REQUIREMENT:
A single run of lines is to be printed exactly: starting at the line with "Recreate this image" and ending at the line with "var cx = d => x(d) + x.bandwidth() / 2;", both included. Leave the pictures out.
..............................
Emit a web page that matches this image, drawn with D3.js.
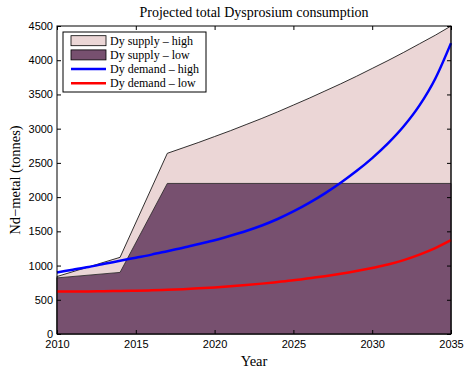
<!DOCTYPE html>
<html>
<head>
<meta charset="utf-8">
<script src="https://cdn.jsdelivr.net/npm/d3@7"></script>
<style>
  body { margin: 0; background: #fff; }
  .tick text { font-family: "Liberation Sans", Arial, sans-serif; font-size: 11px; }
  .serif { font-family: "Liberation Serif", "Times New Roman", serif; }
</style>
</head>
<body>
<div id="chart"></div>
<script>
// values
var supplyHighYears = [2010, 2014, 2017, 2018, 2019, 2020, 2021, 2022, 2023, 2024, 2025, 2026, 2027, 2028, 2029, 2030, 2031, 2032, 2033, 2034, 2035]
var supplyHigh      = [840, 1120, 2640, 2720, 2800, 2885, 2970, 3060, 3150, 3245, 3345, 3445, 3550, 3655, 3765, 3880, 3995, 4115, 4240, 4365, 4500]
var supplyLowYears  = [2010, 2014, 2017, 2035]
var supplyLow       = [820, 900, 2200, 2200]
var demandYears = [2010, 2011, 2012, 2013, 2014, 2015, 2016, 2017, 2018, 2019, 2020, 2021, 2022, 2023, 2024, 2025, 2026, 2027, 2028, 2029, 2030, 2031, 2032, 2033, 2034, 2035]
var demandHigh  = [900, 940, 980, 1025, 1070, 1115, 1160, 1210, 1260, 1315, 1370, 1435, 1505, 1585, 1680, 1790, 1915, 2055, 2210, 2380, 2570, 2785, 3035, 3340, 3730, 4250]
var demandLow   = [620, 621, 622, 625, 628, 632, 638, 646, 655, 667, 680, 696, 715, 736, 760, 785, 815, 845, 880, 920, 965, 1015, 1080, 1160, 1255, 1370]
var xTicks = [2010, 2015, 2020, 2025, 2030, 2035]
var yTicks = [0, 500, 1000, 1500, 2000, 2500, 3000, 3500, 4000, 4500]
var legendLabels = ['Dy supply \u2013 high', 'Dy supply \u2013 low', 'Dy demand \u2013 high', 'Dy demand \u2013 low']

var colLight = '#ebd6d6', colDark = '#77506f', colBlue = '#0000ff', colRed = '#ff0000'

let margin = {top: 26, right: 14, bottom: 36, left: 57},
    width = 465 - margin.left - margin.right,
    height = 370 - margin.top - margin.bottom;

let svg = d3.select('#chart').append('svg')
    .attr('width', 465).attr('height', 370)
let g = svg.append('g').attr('transform', 'translate(' + margin.left + ',' + margin.top + ')')

let x = d3.scaleLinear().domain([2010, 2035]).range([0, width])
let y = d3.scaleLinear().domain([0, 4500]).range([height, 0])

let hi = supplyHighYears.map((d, i) => [d, supplyHigh[i]])
let lo = supplyLowYears.map((d, i) => [d, supplyLow[i]])

let area = d3.area().x(d => x(d[0])).y0(y(0)).y1(d => y(d[1]))
g.append('path').datum(hi).attr('d', area).attr('fill', colLight).attr('stroke', '#000').attr('stroke-width', 0.8)
g.append('path').datum(lo).attr('d', area).attr('fill', colDark).attr('stroke', '#222').attr('stroke-width', 0.8)

let line = d3.line().x(d => x(d[0])).y(d => y(d[1])).curve(d3.curveMonotoneX)
g.append('path').datum(demandYears.map((d, i) => [d, demandHigh[i]])).attr('d', line)
    .attr('fill', 'none').attr('stroke', colBlue).attr('stroke-width', 2.5)
g.append('path').datum(demandYears.map((d, i) => [d, demandLow[i]])).attr('d', line)
    .attr('fill', 'none').attr('stroke', colRed).attr('stroke-width', 2.5)

// axes, matlab style: ticks inside, on all four sides
let xAxis = g.append('g').attr('transform', 'translate(0,' + height + ')')
    .call(d3.axisBottom(x).tickValues(xTicks).tickFormat(d3.format('d')).tickSizeInner(-4).tickSizeOuter(0).tickPadding(6))
let yAxis = g.append('g')
    .call(d3.axisLeft(y).tickValues(yTicks).tickFormat(d3.format('d')).tickSizeInner(-4).tickSizeOuter(0).tickPadding(4))
g.append('g').call(d3.axisTop(x).tickValues(xTicks).tickFormat('').tickSizeInner(-4).tickSizeOuter(0))
g.append('g').attr('transform', 'translate(' + width + ',0)')
    .call(d3.axisRight(y).tickValues(yTicks).tickFormat('').tickSizeInner(-4).tickSizeOuter(0))
g.selectAll('.domain').remove()
g.selectAll('.tick line').attr('stroke', '#000')
g.selectAll('.tick text').attr('fill', '#000')
g.append('rect').attr('width', width).attr('height', height)
    .attr('fill', 'none').attr('stroke', '#000').attr('stroke-width', 1)

svg.append('text').attr('class', 'serif').attr('x', margin.left + width / 2).attr('y', 17)
    .attr('text-anchor', 'middle').style('font-size', '14px').text('Projected total Dysprosium consumption')
svg.append('text').attr('class', 'serif').attr('x', margin.left + width / 2).attr('y', 366)
    .attr('text-anchor', 'middle').style('font-size', '14.5px').text('Year')
svg.append('text').attr('class', 'serif').attr('transform', 'rotate(-90)')
    .attr('x', -(margin.top + height / 2)).attr('y', 20)
    .attr('text-anchor', 'middle').style('font-size', '14.5px').text('Nd\u2212metal (tonnes)')

// legend
let leg = svg.append('g').attr('transform', 'translate(63,32)')
leg.append('rect').attr('width', 143).attr('height', 60).attr('fill', '#fff').attr('stroke', '#000').attr('stroke-width', 1)
legendLabels.forEach((t, i) => {
    let cy = 8.7 + i * 14.2
    if (i < 2) {
        leg.append('rect').attr('x', 8).attr('y', cy - 5).attr('width', 35).attr('height', 10)
            .attr('fill', i == 0 ? colLight : colDark).attr('stroke', '#000').attr('stroke-width', 0.8)
    } else {
        leg.append('line').attr('x1', 8).attr('x2', 43).attr('y1', cy).attr('y2', cy)
            .attr('stroke', i == 2 ? colBlue : colRed).attr('stroke-width', 2.5)
    }
    leg.append('text').attr('class', 'serif').attr('x', 47).attr('y', cy + 4)
        .style('font-size', '12px').text(t)
})
</script>
</body>
</html>
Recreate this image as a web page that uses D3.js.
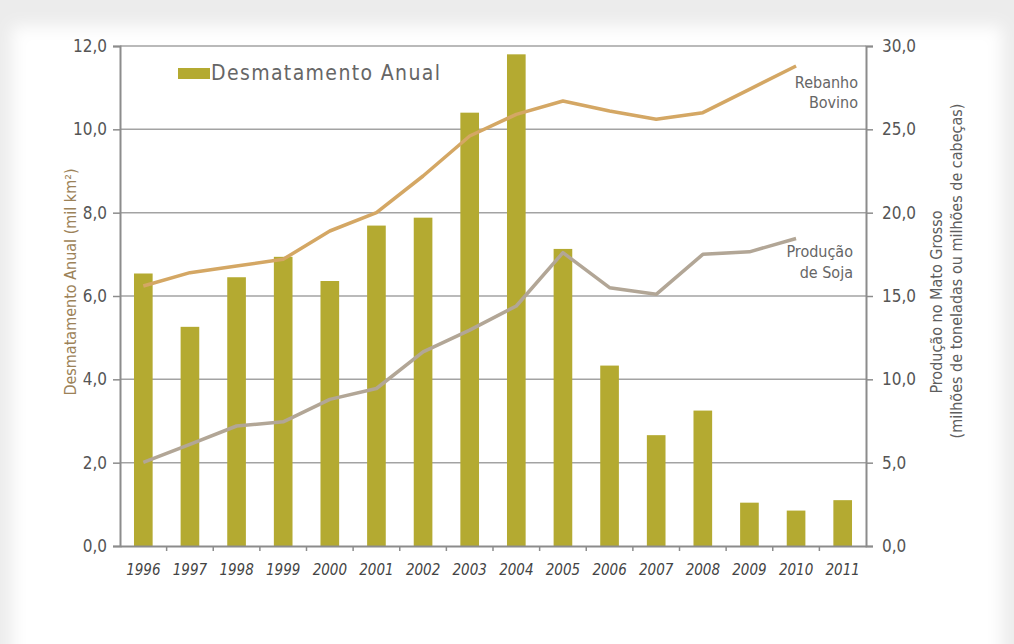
<!DOCTYPE html>
<html>
<head>
<meta charset="utf-8">
<script src="https://cdn.jsdelivr.net/npm/d3@7"></script>
<style>
  html, body { margin: 0; padding: 0; background: #ececec; }
  svg { display: block; }
  text { font-family: "Liberation Sans Narrow", "DejaVu Sans Condensed", sans-serif; }
</style>
</head>
<body>
<svg id="chart" width="1014" height="644"></svg>
<script>
var years = ["1996","1997","1998","1999","2000","2001","2002","2003","2004","2005","2006","2007","2008","2009","2010","2011"];
var desmatamento = [6.54, 5.26, 6.45, 6.94, 6.36, 7.69, 7.88, 10.4, 11.8, 7.13, 4.33, 2.66, 3.25, 1.04, 0.85, 1.10];
var rebanhoYears = years.slice(0, 15);
var rebanho = [15.6, 16.4, 16.8, 17.2, 18.9, 20.0, 22.2, 24.6, 25.9, 26.7, 26.1, 25.6, 26.0, 27.4, 28.8];
var soja = [5.02, 6.1, 7.2, 7.45, 8.8, 9.45, 11.65, 12.95, 14.4, 17.6, 15.5, 15.1, 17.5, 17.65, 18.45];
var leftTicks = [0, 2, 4, 6, 8, 10, 12];
var rightTicks = [0, 5, 10, 15, 20, 25, 30];

var LEFT = 120, RIGHT = 866, TOP = 46, BOTTOM = 546;
var fmt = d => d.toFixed(1).replace(".", ",");

var svg = d3.select("#chart");

// soft white page over a grey border
var defs = svg.append("defs");
defs.append("filter").attr("id", "soft").attr("x", "-5%").attr("y", "-5%").attr("width", "110%").attr("height", "110%")
  .append("feGaussianBlur").attr("stdDeviation", 8);
svg.append("rect").attr("x", 12).attr("y", 26).attr("width", 990).attr("height", 650)
  .attr("fill", "#fff").attr("filter", "url(#soft)");
svg.append("rect").attr("x", 30).attr("y", 42).attr("width", 955).attr("height", 602).attr("fill", "#fff");

var x = d3.scaleBand().domain(years).range([LEFT, RIGHT]).paddingInner(0.6).paddingOuter(0.3);
var yL = d3.scaleLinear().domain([0, 12]).range([BOTTOM, TOP]);
var yR = d3.scaleLinear().domain([0, 30]).range([BOTTOM, TOP]);
var cx = d => x(d) + x.bandwidth() / 2;

// gridlines
svg.append("g").selectAll("line").data(leftTicks.slice(1)).enter().append("line")
  .attr("x1", LEFT).attr("x2", RIGHT).attr("y1", d => yL(d)).attr("y2", d => yL(d))
  .attr("stroke", "#a3a3a3").attr("stroke-width", 1.5);

// bars
svg.append("g").selectAll("rect").data(desmatamento).enter().append("rect")
  .attr("x", (d, i) => x(years[i])).attr("width", x.bandwidth())
  .attr("y", d => yL(d)).attr("height", d => BOTTOM - yL(d))
  .attr("fill", "#b4aa31");

// lines
var line = d3.line().x((d, i) => cx(rebanhoYears[i])).y(d => yR(d));
svg.append("path").datum(rebanho).attr("d", line).attr("fill", "none")
  .attr("stroke", "#d4a764").attr("stroke-width", 3.5).attr("stroke-linejoin", "round");
svg.append("path").datum(soja).attr("d", line).attr("fill", "none")
  .attr("stroke", "#b2a696").attr("stroke-width", 3.5).attr("stroke-linejoin", "round");

// left axis
var gL = svg.append("g").attr("transform", "translate(" + LEFT + ",0)")
  .call(d3.axisLeft(yL).tickValues(leftTicks).tickFormat(fmt).tickSize(7).tickPadding(6));
// right axis
var gR = svg.append("g").attr("transform", "translate(" + RIGHT + ",0)")
  .call(d3.axisRight(yR).tickValues(rightTicks).tickFormat(fmt).tickSize(7).tickPadding(9));
[gL, gR].forEach(g => {
  g.select(".domain").attr("stroke", "#8c8c8c").attr("stroke-width", 2);
  g.selectAll(".tick line").attr("stroke", "#8c8c8c").attr("stroke-width", 1.5);
  g.selectAll(".tick text").attr("fill", "#555").attr("font-size", 17)
    .attr("font-family", "'Liberation Sans Narrow', 'DejaVu Sans Condensed', sans-serif");
});

// bottom axis
var gB = svg.append("g").attr("transform", "translate(0," + BOTTOM + ")")
  .call(d3.axisBottom(x).tickSize(0).tickPadding(18));
gB.select(".domain").attr("stroke", "#8c8c8c").attr("stroke-width", 2);
gB.selectAll(".tick text").attr("fill", "#444").attr("font-size", 15).attr("font-style", "italic")
  .attr("font-family", "'Liberation Sans Narrow', 'DejaVu Sans Condensed', sans-serif");
gB.append("g").selectAll("line").data(d3.range(1, years.length)).enter().append("line")
  .attr("x1", i => LEFT + i * x.step()).attr("x2", i => LEFT + i * x.step())
  .attr("y1", 0).attr("y2", 5).attr("stroke", "#8c8c8c").attr("stroke-width", 1.5);

// axis titles
svg.append("text").attr("transform", "translate(76,282) rotate(-90)")
  .attr("text-anchor", "middle").attr("font-size", 16).attr("fill", "#9c8258")
  .attr("font-family", "'Open Sans', sans-serif")
  .text("Desmatamento Anual (mil km²)");
svg.append("text").attr("transform", "translate(942,302) rotate(-90)")
  .attr("text-anchor", "middle").attr("font-size", 16).attr("fill", "#5e5e5e")
  .attr("font-family", "'Open Sans', sans-serif")
  .text("Produção no Mato Grosso");
svg.append("text").attr("transform", "translate(962,271) rotate(-90)")
  .attr("text-anchor", "middle").attr("font-size", 16).attr("fill", "#5e5e5e")
  .attr("font-family", "'Open Sans', sans-serif")
  .text("(milhões de toneladas ou milhões de cabeças)");

// legend
svg.append("rect").attr("x", 178).attr("y", 68).attr("width", 32).attr("height", 11).attr("fill", "#b4aa31");
svg.append("text").attr("x", 211).attr("y", 80).attr("font-size", 21).attr("fill", "#666")
  .attr("font-family", "'DejaVu Sans', sans-serif").attr("textLength", 229)
  .text("Desmatamento Anual");

// series labels
var seriesLabels = [["Rebanho", 88], ["Bovino", 108], ["Produção", 257], ["de Soja", 278]];
svg.append("g").selectAll("text").data(seriesLabels).enter().append("text")
  .attr("x", (d, i) => i < 2 ? 858 : 853).attr("y", d => d[1])
  .attr("text-anchor", "end").attr("font-size", 16).attr("fill", "#666")
  .attr("font-family", "'DejaVu Sans Condensed', sans-serif")
  .text(d => d[0]);
</script>
</body>
</html>
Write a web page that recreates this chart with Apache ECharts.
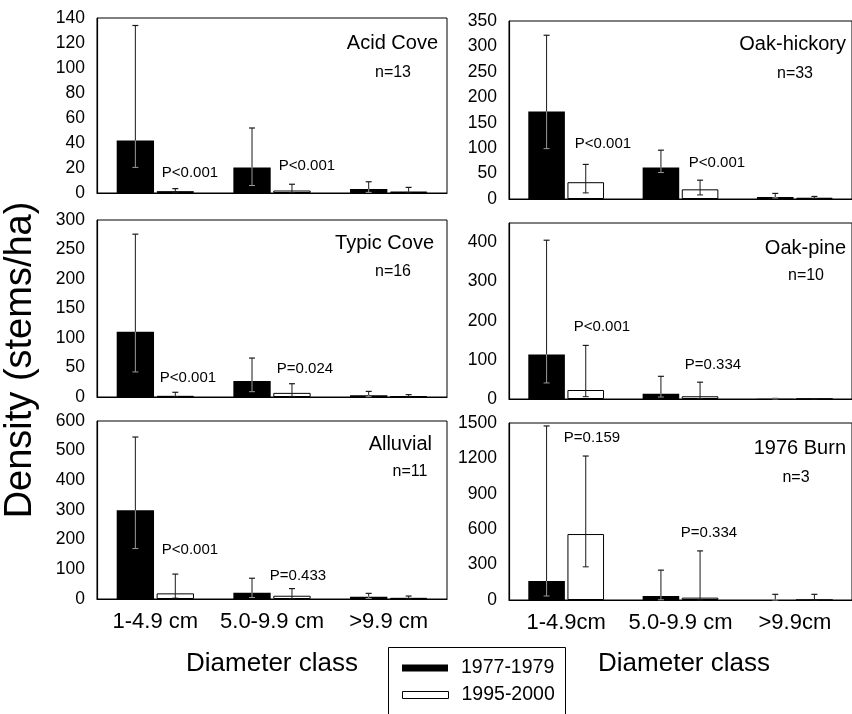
<!DOCTYPE html>
<html>
<head>
<meta charset="utf-8">
<script src="https://cdn.jsdelivr.net/npm/echarts@6/dist/echarts.min.js"></script>
<style>
html,body{margin:0;padding:0;background:#fff;}
#chart{width:852px;height:714px;}
</style>
</head>
<body>
<div id="chart"></div>
<script>
// ---------- data ----------
const catsLeft = ['1-4.9 cm', '5.0-9.9 cm', '>9.9 cm'];
const catsRight = ['1-4.9cm', '5.0-9.9 cm', '>9.9cm'];
const seriesNames = ['1977-1979', '1995-2000'];

// Acid Cove
const acidOld = [42, 20.5, 3.2];
const acidOldLow = [20.5, 6, 0.5];
const acidOldHigh = [134, 52, 9];
const acidNew = [1.5, 2, 1.2];
const acidNewLow = [0.3, 0.3, 0.2];
const acidNewHigh = [3.5, 7, 4.5];

// Oak-hickory
const hickOld = [172, 62, 4];
const hickOldLow = [99, 52, 2];
const hickOldHigh = [322, 96, 11];
const hickNew = [33, 19, 2.5];
const hickNewLow = [12, 8, 1];
const hickNewHigh = [68, 37, 5];

// Typic Cove
const typicOld = [110.5, 27, 3];
const typicOldLow = [42.5, 9, 0.5];
const typicOldHigh = [276, 66, 9.5];
const typicNew = [2, 7, 1.5];
const typicNewLow = [0.5, 1, 0.2];
const typicNewHigh = [8, 22.5, 4];

// Oak-pine
const pineOld = [114, 13.5, 0.8];
const pineOldLow = [41, 5, 0.3];
const pineOldHigh = [406, 58, 1.5];
const pineNew = [23, 7, 0.5];
const pineNewLow = [6, 1, 0.2];
const pineNewHigh = [137, 43, 1];

// Alluvial
const alluvOld = [299, 21, 8];
const alluvOldLow = [170, 5, 2];
const alluvOldHigh = [546, 70, 19];
const alluvNew = [19, 11, 4];
const alluvNewLow = [3, 1, 0.5];
const alluvNewHigh = [84, 35, 10];

// 1976 Burn
const burnOld = [161, 34, 0];
const burnOldLow = [34, 2, 0];
const burnOldHigh = [1475, 253, 48];
const burnNew = [559, 20, 0];
const burnNewLow = [281, 1, 0];
const burnNewHigh = [1220, 416, 48];

// axis ranges
const yMax = [140, 350, 300, 450, 600, 1500];
const yInterval = [20, 50, 50, 100, 100, 300];

// ---------- layout ----------
const FONT = 'Liberation Sans, Arial, sans-serif';
const panels = [
  {title: 'Acid Cove', n: 'n=13', cats: catsLeft, old: acidOld, oldLo: acidOldLow, oldHi: acidOldHigh, nw: acidNew, nwLo: acidNewLow, nwHi: acidNewHigh,
   grid: {left: 97, top: 18, width: 350, height: 175}, bottom: false,
   titlePos: [438, 43], nPos: [393, 73], p: [['P<0.001', 190, 173], ['P<0.001', 307, 166]]},
  {title: 'Oak-hickory', n: 'n=33', cats: catsRight, old: hickOld, oldLo: hickOldLow, oldHi: hickOldHigh, nw: hickNew, nwLo: hickNewLow, nwHi: hickNewHigh,
   grid: {left: 509, top: 21, width: 350, height: 178}, bottom: false,
   titlePos: [846, 44], nPos: [795, 74], p: [['P<0.001', 603, 144], ['P<0.001', 717, 163]]},
  {title: 'Typic Cove', n: 'n=16', cats: catsLeft, old: typicOld, oldLo: typicOldLow, oldHi: typicOldHigh, nw: typicNew, nwLo: typicNewLow, nwHi: typicNewHigh,
   grid: {left: 97, top: 220, width: 350, height: 177}, bottom: false,
   titlePos: [434, 243], nPos: [393, 272], p: [['P<0.001', 188, 378], ['P=0.024', 305, 369]]},
  {title: 'Oak-pine', n: 'n=10', cats: catsRight, old: pineOld, oldLo: pineOldLow, oldHi: pineOldHigh, nw: pineNew, nwLo: pineNewLow, nwHi: pineNewHigh,
   grid: {left: 509, top: 223, width: 350, height: 176}, bottom: false,
   titlePos: [846, 248], nPos: [806, 276], p: [['P<0.001', 602, 327], ['P=0.334', 713, 365]]},
  {title: 'Alluvial', n: 'n=11', cats: catsLeft, old: alluvOld, oldLo: alluvOldLow, oldHi: alluvOldHigh, nw: alluvNew, nwLo: alluvNewLow, nwHi: alluvNewHigh,
   grid: {left: 97, top: 421, width: 350, height: 178}, bottom: true,
   titlePos: [432, 444], nPos: [410, 472], p: [['P<0.001', 190, 550], ['P=0.433', 298, 576]]},
  {title: '1976 Burn', n: 'n=3', cats: catsRight, old: burnOld, oldLo: burnOldLow, oldHi: burnOldHigh, nw: burnNew, nwLo: burnNewLow, nwHi: burnNewHigh,
   grid: {left: 509, top: 423, width: 350, height: 177}, bottom: true,
   titlePos: [846, 448], nPos: [796, 478], p: [['P=0.159', 592, 438], ['P=0.334', 709, 533]]}
];

const BAR_W = 0.32;   // fraction of band
const BAR_GAP = 0.07; // fraction of bar width
const OFF = BAR_W / 2 + BAR_W * BAR_GAP / 2;

function errRenderer(sign, isBlack) {
  return function (params, api) {
    const i = api.value(0);
    const lo = api.value(1), hi = api.value(2), v = api.value(3);
    const bw = api.size([1, 0])[0];
    const cx = api.coord([i, v])[0] + sign * bw * OFF;
    const yHi = api.coord([i, hi])[1];
    const yLo = api.coord([i, lo])[1];
    const yV = api.coord([i, v])[1];
    const dark = '#1a1a1a';
    const inner = isBlack ? '#9a9a9a' : dark;
    const cap = 3;
    const children = [
      {type: 'line', shape: {x1: cx, y1: yHi, x2: cx, y2: yV}, style: {stroke: dark, lineWidth: 1}},
      {type: 'line', shape: {x1: cx - cap, y1: yHi, x2: cx + cap, y2: yHi}, style: {stroke: dark, lineWidth: 1.2}},
      {type: 'line', shape: {x1: cx, y1: yV, x2: cx, y2: yLo}, style: {stroke: inner, lineWidth: 1}},
      {type: 'line', shape: {x1: cx - cap, y1: yLo, x2: cx + cap, y2: yLo}, style: {stroke: inner, lineWidth: 1}}
    ];
    return {type: 'group', children: children};
  };
}

const grids = [], xAxes = [], yAxes = [], series = [], graphics = [];
panels.forEach(function (p, k) {
  grids.push(Object.assign({show: true, borderColor: '#000', borderWidth: 1, backgroundColor: 'transparent'}, p.grid));
  xAxes.push({
    type: 'category', gridIndex: k, data: p.cats,
    axisLine: {lineStyle: {color: '#000', width: 1.2}},
    axisTick: {alignWithLabel: true, length: 5, lineStyle: {color: '#000'}},
    axisLabel: {show: p.bottom, interval: 0, hideOverlap: false, fontSize: 22, color: '#000', fontFamily: FONT, margin: 12}
  });
  yAxes.push({
    type: 'value', gridIndex: k, min: 0, max: yMax[k], interval: yInterval[k],
    axisLine: {show: true, lineStyle: {color: '#000', width: 1.2}},
    axisTick: {show: false},
    splitLine: {show: false},
    axisLabel: {fontSize: 17.5, color: '#000', fontFamily: FONT, margin: 12,
      showMaxLabel: yMax[k] % yInterval[k] === 0,
      formatter: function (v) { return String(v); }}
  });
  series.push({
    name: seriesNames[0], type: 'bar', xAxisIndex: k, yAxisIndex: k, data: p.old,
    barWidth: (BAR_W * 100) + '%', barGap: (BAR_GAP * 100) + '%',
    itemStyle: {color: '#000'}, silent: true
  });
  series.push({
    name: seriesNames[1], type: 'bar', xAxisIndex: k, yAxisIndex: k, data: p.nw,
    barWidth: (BAR_W * 100) + '%', barGap: (BAR_GAP * 100) + '%',
    itemStyle: {color: '#fff', borderColor: '#000', borderWidth: 1}, silent: true
  });
  series.push({
    type: 'custom', xAxisIndex: k, yAxisIndex: k, z: 5, silent: true,
    renderItem: errRenderer(-1, true),
    data: p.old.map(function (v, i) { return [i, p.oldLo[i], p.oldHi[i], v]; })
  });
  series.push({
    type: 'custom', xAxisIndex: k, yAxisIndex: k, z: 5, silent: true,
    renderItem: errRenderer(1, false),
    data: p.nw.map(function (v, i) { return [i, p.nwLo[i], p.nwHi[i], v]; })
  });
  graphics.push({type: 'text', x: p.titlePos[0], y: p.titlePos[1],
    style: {text: p.title, font: '20px ' + FONT, fill: '#000', textAlign: 'right', textVerticalAlign: 'middle'}});
  graphics.push({type: 'text', x: p.nPos[0], y: p.nPos[1],
    style: {text: p.n, font: '16px ' + FONT, fill: '#000', textAlign: 'center', textVerticalAlign: 'middle'}});
  p.p.forEach(function (t) {
    graphics.push({type: 'text', x: t[1], y: t[2],
      style: {text: t[0], font: '15px ' + FONT, fill: '#000', textAlign: 'center', textVerticalAlign: 'middle'}});
  });
});

graphics.push({type: 'text', x: 21, y: 360, rotation: Math.PI / 2,
  style: {text: 'Density (stems/ha)', font: '38px ' + FONT, fill: '#000', textAlign: 'center', textVerticalAlign: 'middle'}});
graphics.push({type: 'text', x: 272, y: 664,
  style: {text: 'Diameter class', font: '26px ' + FONT, fill: '#000', textAlign: 'center', textVerticalAlign: 'middle'}});
graphics.push({type: 'text', x: 684, y: 664,
  style: {text: 'Diameter class', font: '26px ' + FONT, fill: '#000', textAlign: 'center', textVerticalAlign: 'middle'}});
graphics.push({type: 'rect', shape: {x: 388.5, y: 647.5, width: 177, height: 80},
  style: {fill: 'none', stroke: '#000', lineWidth: 1}});

const legendCommon = {
  orient: 'vertical', left: 402, itemWidth: 46, itemHeight: 7,
  selectedMode: false, padding: 0,
  textStyle: {fontSize: 19.5, color: '#000', fontFamily: FONT, padding: [0, 0, 0, 8]}
};

const chart = echarts.init(document.getElementById('chart'), null, {renderer: 'canvas'});
chart.setOption({
  backgroundColor: '#fff',
  animation: false,
  textStyle: {fontFamily: FONT},
  grid: grids,
  xAxis: xAxes,
  yAxis: yAxes,
  legend: [
    Object.assign({}, legendCommon, {top: 658, data: [{name: seriesNames[0], icon: 'rect', itemStyle: {color: '#000'}}]}),
    Object.assign({}, legendCommon, {top: 685, data: [{name: seriesNames[1], icon: 'rect', itemStyle: {color: '#fff', borderColor: '#000', borderWidth: 1}}]})
  ],
  graphic: graphics,
  series: series
});
</script>
</body>
</html>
..............................
CORRECT RESULT:
Recreate this image as a web page that uses D3.js.
<!DOCTYPE html>
<html>
<head>
<meta charset="utf-8">
<script src="https://cdn.jsdelivr.net/npm/d3@7"></script>
<style>
  html, body { margin: 0; padding: 0; background: #ececec; }
  svg { display: block; }
  text { font-family: "Liberation Sans Narrow", "DejaVu Sans Condensed", sans-serif; }
</style>
</head>
<body>
<svg id="chart" width="1014" height="644"></svg>
<script>
var years = ["1996","1997","1998","1999","2000","2001","2002","2003","2004","2005","2006","2007","2008","2009","2010","2011"];
var desmatamento = [6.54, 5.26, 6.45, 6.94, 6.36, 7.69, 7.88, 10.4, 11.8, 7.13, 4.33, 2.66, 3.25, 1.04, 0.85, 1.10];
var rebanhoYears = years.slice(0, 15);
var rebanho = [15.6, 16.4, 16.8, 17.2, 18.9, 20.0, 22.2, 24.6, 25.9, 26.7, 26.1, 25.6, 26.0, 27.4, 28.8];
var soja = [5.02, 6.1, 7.2, 7.45, 8.8, 9.45, 11.65, 12.95, 14.4, 17.6, 15.5, 15.1, 17.5, 17.65, 18.45];
var leftTicks = [0, 2, 4, 6, 8, 10, 12];
var rightTicks = [0, 5, 10, 15, 20, 25, 30];

var LEFT = 120, RIGHT = 866, TOP = 46, BOTTOM = 546;
var fmt = d => d.toFixed(1).replace(".", ",");

var svg = d3.select("#chart");

// soft white page over a grey border
var defs = svg.append("defs");
defs.append("filter").attr("id", "soft").attr("x", "-5%").attr("y", "-5%").attr("width", "110%").attr("height", "110%")
  .append("feGaussianBlur").attr("stdDeviation", 8);
svg.append("rect").attr("x", 12).attr("y", 26).attr("width", 990).attr("height", 650)
  .attr("fill", "#fff").attr("filter", "url(#soft)");
svg.append("rect").attr("x", 30).attr("y", 42).attr("width", 955).attr("height", 602).attr("fill", "#fff");

var x = d3.scaleBand().domain(years).range([LEFT, RIGHT]).paddingInner(0.6).paddingOuter(0.3);
var yL = d3.scaleLinear().domain([0, 12]).range([BOTTOM, TOP]);
var yR = d3.scaleLinear().domain([0, 30]).range([BOTTOM, TOP]);
var cx = d => x(d) + x.bandwidth() / 2;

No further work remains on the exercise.